Strict laws were made for the good treatment of the
slaves on the plantations. The trade was carried
on under license from the Government, and an import
duty of thirty ducats per head was charged on every
negro that was landed. I call it an experiment.
The full consequences could not be foreseen; and I
cannot see that as an experiment it merits the censures
which in its later developments it eventually came
to deserve. Las Casas, who approved of it, was
one of the most excellent of men. Our own Bishop
Butler could give no decided opinion against negro
slavery as it existed in his time. It is absurd
to say that ordinary merchants and ship captains ought
to have seen the infamy of a practice which Las Casas
advised and Butler could not condemn. The Spanish
and Portuguese Governments claimed, as I said, the
control of the traffic. The Spanish settlers
in the West Indies objected to a restriction which
raised the price and shortened the supply. They
considered that having established themselves in a
new country they had a right to a voice in the conditions
of their occupancy. It was thus that the Spaniards
in the Canaries represented the matter to John Hawkins.

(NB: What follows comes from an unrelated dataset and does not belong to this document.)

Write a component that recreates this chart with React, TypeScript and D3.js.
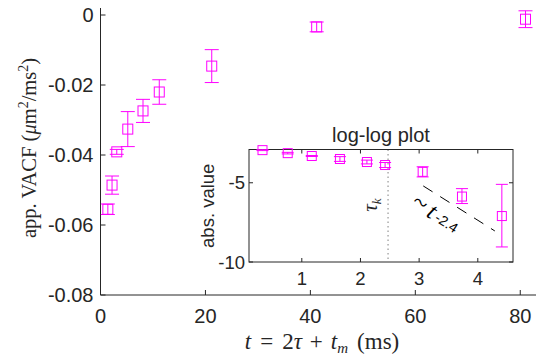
import * as d3 from 'd3';

// main panel: t (ms) vs apparent VACF
const mainT = [1.4, 2.2, 3.1, 5.2, 8.1, 11.2, 21.2, 41.2, 81.0];
const mainV = [-0.0555, -0.0486, -0.0391, -0.0326, -0.0274, -0.022, -0.0146, -0.0034, -0.0012];
const mainErr = [0.0015, 0.0026, 0.0007, 0.005, 0.0033, 0.0035, 0.0047, 0.0014, 0.0024];
const mainXTicks = [0, 20, 40, 60, 80];
const mainYTicks = [-0.08, -0.06, -0.04, -0.02, 0];

// inset: log-log
const logT = [0.33, 0.76, 1.17, 1.65, 2.11, 2.42, 3.06, 3.73, 4.41];
const logV = [-2.94, -3.13, -3.31, -3.5, -3.69, -3.88, -4.31, -5.87, -7.1];
const logErrUp = [0.03, 0.05, 0.03, 0.15, 0.12, 0.16, 0.32, 0.5, 2.0];
const logErrDown = [0.03, 0.05, 0.03, 0.15, 0.12, 0.16, 0.32, 0.44, 1.95];
const insetXTicks = [1, 2, 3, 4];
const insetYTicks = [-10, -5];
const tauK = 2.47;
const slopeLine = [
  [3.07, -5.2],
  [4.29, -8.04],
];

const AX = '#262626';
const MAG = '#ff00ff';
const SANS = '"Liberation Sans", Arial, Helvetica, sans-serif';
const SERIF = '"Liberation Serif", "Times New Roman", serif';

export default function App() {
  const width = 537;
  const height = 356;

  const x = d3.scaleLinear().domain([0, 83]).range([100.5, 536]);
  const y = d3.scaleLinear().domain([-0.08, 0.002]).range([295, 8]);

  const ix = d3.scaleLinear().domain([0.1, 4.6]).range([249, 513]);
  const iy = d3.scaleLinear().domain([-10, -2.9]).range([262, 149.5]);

  const fmtY = (v: number) => (v === 0 ? '0' : d3.format('.2f')(v).replace('−', '-'));

  const [x0, x1] = x.range();
  const [yb, yt] = y.range();
  const [ix0, ix1] = ix.range();
  const [iyb, iyt] = iy.range();

  return (
    <div style={{ position: 'absolute', left: 0, top: 0 }}>
      <svg width={width} height={height} style={{ display: 'block', background: '#fff' }}>
        {/* main axes */}
        <g stroke={AX} strokeWidth={1} fill="none">
          <line x1={x0} x2={x0} y1={yb} y2={yt} />
          <line x1={x0} x2={x1} y1={yb} y2={yb} />
          {mainYTicks.map((t) => (
            <line key={t} x1={x0} x2={x0 + 5} y1={y(t)} y2={y(t)} />
          ))}
          {mainXTicks.map((t) => (
            <line key={t} x1={x(t)} x2={x(t)} y1={yb} y2={yb - 5} />
          ))}
        </g>
        <g fill={AX} fontFamily={SANS} fontSize={20}>
          {mainYTicks.map((t) => (
            <text key={t} x={x0 - 7} y={y(t)} dy="0.36em" textAnchor="end">
              {fmtY(t)}
            </text>
          ))}
          {mainXTicks.map((t) => (
            <text key={t} x={x(t)} y={323} textAnchor="middle">
              {t}
            </text>
          ))}
        </g>
        <text x={322} y={349} textAnchor="middle" fontFamily={SERIF} fontSize={23} fill={AX}>
          <tspan fontStyle="italic">t</tspan>
          <tspan dx={9}>=</tspan>
          <tspan dx={9}>2</tspan>
          <tspan fontStyle="italic">τ</tspan>
          <tspan dx={8}>+</tspan>
          <tspan dx={8} fontStyle="italic">t</tspan>
          <tspan fontStyle="italic" fontSize={15} dy={4}>m</tspan>
          <tspan dy={-4} dx={9}>(ms)</tspan>
        </text>
        <text
          transform={`translate(36,148) rotate(-90)`}
          textAnchor="middle"
          fontFamily={SERIF}
          fontSize={20.5}
          fill={AX}
        >
          app. VACF (<tspan fontStyle="italic">μ</tspan>m<tspan fontSize={14} dy={-8}>2</tspan>
          <tspan dy={8}>/ms</tspan>
          <tspan fontSize={14} dy={-8}>2</tspan>
          <tspan dy={8}>)</tspan>
        </text>

        {/* main data */}
        <g stroke={MAG} strokeWidth={1} fill="none">
          {mainT.map((t, i) => {
            const cx = x(t);
            const top = y(mainV[i] + mainErr[i]);
            const bot = y(mainV[i] - mainErr[i]);
            return (
              <g key={i}>
                <line x1={cx} x2={cx} y1={top} y2={bot} />
                <line x1={cx - 7} x2={cx + 7} y1={top} y2={top} />
                <line x1={cx - 7} x2={cx + 7} y1={bot} y2={bot} />
                <rect x={cx - 5} y={y(mainV[i]) - 5} width={10} height={10} />
              </g>
            );
          })}
        </g>

        {/* inset */}
        <rect x={ix0} y={iyt} width={ix1 - ix0} height={iyb - iyt} fill="#fff" />
        <line
          x1={ix(tauK)}
          x2={ix(tauK)}
          y1={iyt}
          y2={iyb}
          stroke="#808080"
          strokeWidth={1}
          strokeDasharray="1.5,3"
        />
        <line
          x1={ix(slopeLine[0][0])}
          y1={iy(slopeLine[0][1])}
          x2={ix(slopeLine[1][0])}
          y2={iy(slopeLine[1][1])}
          stroke="#000"
          strokeWidth={1}
          strokeDasharray="11,9"
        />
        <g stroke={AX} strokeWidth={1} fill="none">
          <rect x={ix0} y={iyt} width={ix1 - ix0} height={iyb - iyt} />
          {insetXTicks.map((t) => (
            <g key={t}>
              <line x1={ix(t)} x2={ix(t)} y1={iyb} y2={iyb - 4} />
              <line x1={ix(t)} x2={ix(t)} y1={iyt} y2={iyt + 4} />
            </g>
          ))}
          {insetYTicks.map((t) => (
            <g key={t}>
              <line x1={ix0} x2={ix0 + 4} y1={iy(t)} y2={iy(t)} />
              <line x1={ix1} x2={ix1 - 4} y1={iy(t)} y2={iy(t)} />
            </g>
          ))}
        </g>
        <g fill={AX} fontFamily={SANS} fontSize={18.5}>
          {insetYTicks.map((t) => (
            <text key={t} x={ix0 - 4} y={iy(t)} dy="0.36em" textAnchor="end">
              {t}
            </text>
          ))}
          {insetXTicks.map((t) => (
            <text key={t} x={ix(t)} y={285} textAnchor="middle">
              {t}
            </text>
          ))}
          <text x={(ix0 + ix1) / 2} y={142} textAnchor="middle" fontSize={20}>
            log-log plot
          </text>
          <text transform={`translate(214,${(iyt + iyb) / 2}) rotate(-90)`} textAnchor="middle">
            abs. value
          </text>
        </g>
        <text
          transform={`translate(377,205) rotate(-90)`}
          textAnchor="middle"
          fontFamily={SERIF}
          fontSize={21}
          fill={AX}
        >
          <tspan fontStyle="italic">τ</tspan>
          <tspan fontStyle="italic" fontSize={13} dy={4}>k</tspan>
        </text>
        <text transform="translate(410,206) rotate(33)" textAnchor="start" fill="#000">
          <tspan fontFamily={SERIF} fontSize={26}>~</tspan>
          <tspan fontFamily={SERIF} fontStyle="italic" fontSize={24} dx={4}>t</tspan>
          <tspan fontFamily={SANS} fontSize={14} dy={-1} dx={3}>-2.4</tspan>
        </text>

        {/* inset data */}
        <g stroke={MAG} strokeWidth={1} fill="none">
          {logT.map((t, i) => {
            const cx = ix(t);
            const top = iy(logV[i] + logErrUp[i]);
            const bot = iy(logV[i] - logErrDown[i]);
            return (
              <g key={i}>
                <line x1={cx} x2={cx} y1={top} y2={bot} />
                <line x1={cx - 6} x2={cx + 6} y1={top} y2={top} />
                <line x1={cx - 6} x2={cx + 6} y1={bot} y2={bot} />
                <rect x={cx - 4.5} y={iy(logV[i]) - 4.5} width={9} height={9} />
              </g>
            );
          })}
        </g>
      </svg>
    </div>
  );
}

They told him that if he liked to make the venture
with a contraband cargo from Guinea, their countrymen
would give him an enthusiastic welcome. It is
evident from the story that neither he nor they expected
that serious offence would be taken at Madrid.
Hawkins at this time was entirely friendly with the
Spaniards. It was enough if he could be assured
that the colonists would be glad to deal with him.
I am not crediting him with the benevolent purposes
of Las Casas. I do not suppose Hawkins thought
much of saving black men’s souls. He saw
only an opportunity of extending his business among
a people with whom he was already largely connected.
The traffic was established. It had the sanction
of the Church, and no objection had been raised to
it anywhere on the score of morality. The only
question which could have presented itself to Hawkins
was of the right of the Spanish Government to prevent
foreigners from getting a share of a lucrative trade
against the wishes of its subjects. And his friends
at the Canaries certainly did not lead him to expect
any real opposition. One regrets that a famous
Englishman should have been connected with the slave
trade; but we have no right to heap violent censures
upon him because he was no more enlightened than the
wisest of his contemporaries.
Thus, encouraged from Santa Cruz, Hawkins on his return
to England formed an African company out of the leading
citizens of London. Three vessels were fitted
out, Hawkins being commander and part owner. The
size of them is remarkable: the Solomon,
as the largest was called, 120 tons; the Swallow,
100 tons; the Jonas not above 40 tons.
This represents them as inconceivably small.
They carried between them a hundred men, and ample
room had to be provided besides for the blacks.